Ball on a plane issues

erlend_sh said:
But why would you set your aim for something that difficult right off the bat? If you can't make it work now it's a very bad idea to assume that you can probably make it work later. If it turns out the "next generation" you're waiting for isn't gonna be around for another 6 months, are you just gonna sit tight and wait?..

First of all, don't base your plans on what other people have accomplished unless you've actually figured out how they did it.

Yes, they had a better physics engine. They might have managed to use Bullet natively, but rather than that, I would guess they just made their own custom physics engine made especially for their game, for optimal performance.

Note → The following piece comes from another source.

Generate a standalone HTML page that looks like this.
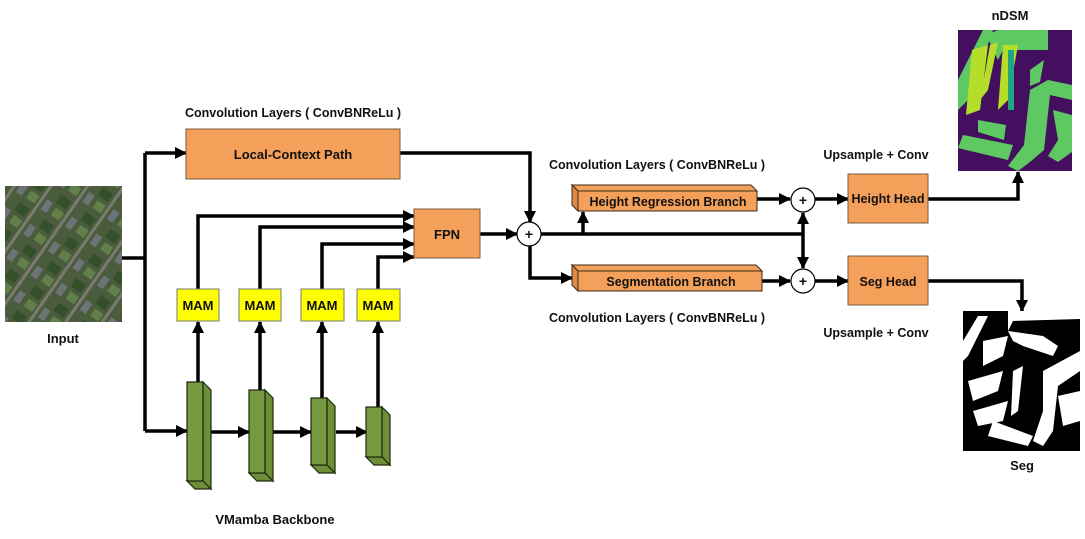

Exactly. If you made a game with just spheres, who gives a crap about any other collisions. So an optimized physics engine built around sphere vs sphere dynamics would run many times of magnitude faster than the varied, catch all, accurate physics of jBullet. It could be they turned the sampling rate waaaaay down too. You could do this in jME's bullet too, by lowering the accuracy variable, but I think it's more of a matter of getting it running on the device in the first place. But I mean, think about how many "Man behind the curtain" moments there are in gaming to pull off crazy effects. Half of the time they do something in such a way so that it's way faster than it should be, but maybe only works for 90% of the viewing angles. So what do they do? Ensure the player never sees that 10%! :p Gaming pre-2000 ish relied heavily on this to achieve "the next big thing." This is still in practice today. The only difference is as computer speeds increase, the need to half-ass, or clooge things, has gone down because we have the raw horsepower to throw at it.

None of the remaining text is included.